Dwellings that were devoured included scores of never-to-be-rebuilt mansions and five of the grand hotels that had established Bar Harbor as a celebrated destination of the leisure class. In the 1950s, the rebuilt Bar Harbor became a tourist town, with motels replacing the grand hotels. The National Park Service and the Rockefellers hired crews to clean up the woods, but as my pals and I roamed the carriage roads as kids, we were surrounded by land clotted with raspberry brambles and tangles of young poplar and birch, all succeeding the burned spruce and fir. It made it tough to walk to a trout stream with a fishing rod, but the park was still a wonderland for us. The fire even provided playgrounds full of ghosts: the ruins of an old estate on Hamilton Hill, overlooking the village, included a tiled swimming pool with portholes on the sides, where spectators once watched swimmers from an underground room.

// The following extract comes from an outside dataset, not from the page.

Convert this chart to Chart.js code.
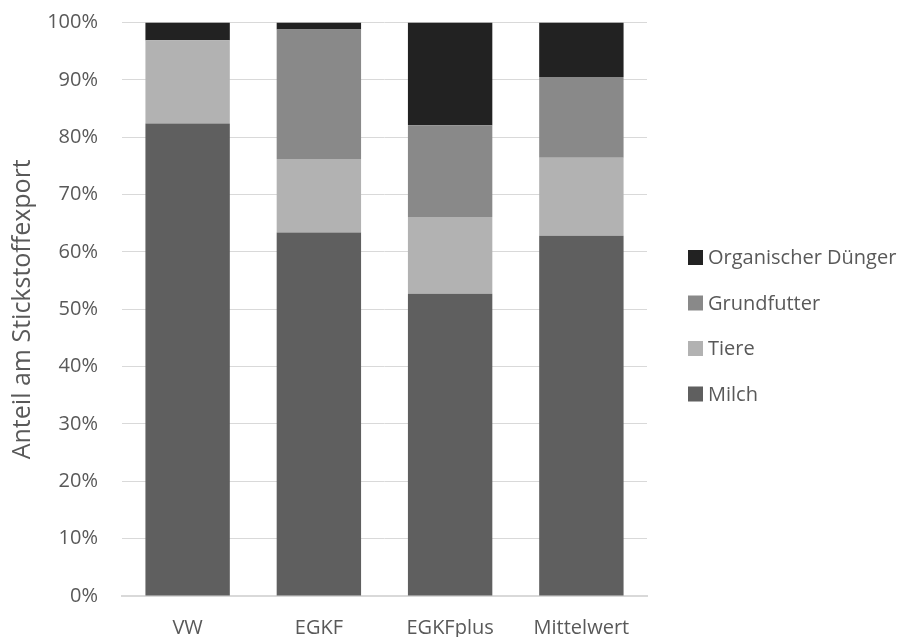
<!DOCTYPE html>
<html>
<head>
<meta charset="utf-8">
<script src="https://cdn.jsdelivr.net/npm/chart.js@4"></script>
<style>
  html, body { margin: 0; padding: 0; background: #ffffff; }
  #wrap { width: 905px; height: 637px; position: relative; }
</style>
</head>
<body>
<div id="wrap"><canvas id="c" width="905" height="637"></canvas></div>
<script>
// Share of nitrogen export (%) per farm group
const categories = ['VW', 'EGKF', 'EGKFplus', 'Mittelwert'];
const milch = [82.4, 63.4, 52.7, 62.8];
const tiere = [14.5, 12.8, 13.4, 13.6];
const grundfutter = [0.0, 22.6, 16.0, 14.1];
const organischerDuenger = [3.1, 1.2, 17.9, 9.5];
const yTicks = [0, 10, 20, 30, 40, 50, 60, 70, 80, 90, 100];

const FONT = '"Open Sans", "Noto Sans", sans-serif';
const TEXT = '#595959';

const ds = (label, data, color) => ({
  label, data,
  backgroundColor: color,
  borderWidth: 0,
  categoryPercentage: 1.0,
  barPercentage: 0.643
});

// Legend to the right of the plot, top entry = top segment of the stack
const sideLegend = {
  id: 'sideLegend',
  afterDraw(chart) {
    const { ctx, chartArea } = chart;
    const items = chart.data.datasets.slice().reverse();
    const box = 15, step = 45.5;
    const x = chartArea.right + 41;
    const mid = (chartArea.top + chartArea.bottom) / 2 + 16.5;
    ctx.save();
    ctx.font = '20px ' + FONT;
    ctx.textBaseline = 'middle';
    ctx.textAlign = 'left';
    items.forEach((d, i) => {
      const cy = mid + (i - (items.length - 1) / 2) * step;
      ctx.fillStyle = d.backgroundColor;
      ctx.fillRect(x, cy - box / 2, box, box);
      ctx.fillStyle = TEXT;
      ctx.fillText(d.label, x + box + 5, cy + 1);
    });
    ctx.restore();
  }
};

function draw() {
  new Chart(document.getElementById('c'), {
    type: 'bar',
    data: {
      labels: categories,
      datasets: [
        ds('Milch', milch, '#5f5f5f'),
        ds('Tiere', tiere, '#b2b2b2'),
        ds('Grundfutter', grundfutter, '#898989'),
        ds('Organischer Dünger', organischerDuenger, '#222222')
      ]
    },
    plugins: [sideLegend],
    options: {
      responsive: false,
      animation: false,
      events: [],
      layout: { padding: { top: 22.5, left: 4, right: 258, bottom: 0 } },
      plugins: {
        tooltip: { enabled: false },
        legend: { display: false }
      },
      scales: {
        x: {
          stacked: true,
          grid: { display: false, drawTicks: false },
          border: { display: true, color: '#d9d9d9', width: 2 },
          ticks: { color: TEXT, padding: 20, font: { family: FONT, size: 20 } },
          afterFit: s => { s.height = 41; }
        },
        y: {
          stacked: true,
          min: 0,
          max: 100,
          afterBuildTicks: s => { s.ticks = yTicks.map(v => ({ value: v })); },
          grid: { color: '#d9d9d9', lineWidth: 1, drawTicks: false },
          border: { display: false },
          ticks: {
            color: TEXT,
            padding: 24,
            font: { family: FONT, size: 20 },
            callback: v => v + '%'
          },
          title: {
            display: true,
            text: 'Anteil am Stickstoffexport',
            color: TEXT,
            font: { family: FONT, size: 25 },
            padding: { top: 4, bottom: 4 }
          },
          afterFit: s => { s.width = 118; s.paddingTop = 0; s.paddingBottom = 0; }
        }
      }
    }
  });
}

Promise.all([
  document.fonts.load('20px "Open Sans"'),
  document.fonts.load('25px "Open Sans"')
]).then(draw, draw);
</script>
</body>
</html>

The year-round residents of the town’s outskirts rebuilt their homes. The obliterated Jackson Lab came back bigger and better. The ravaged section of the park — much of the island’s eastern half — is now full of beautiful, 70-year-old trees. Such is human and natural resilience. My nightmare persisted into adolescence, but like the town and the forest’s regeneration, new growth within me sprung up and covered it over.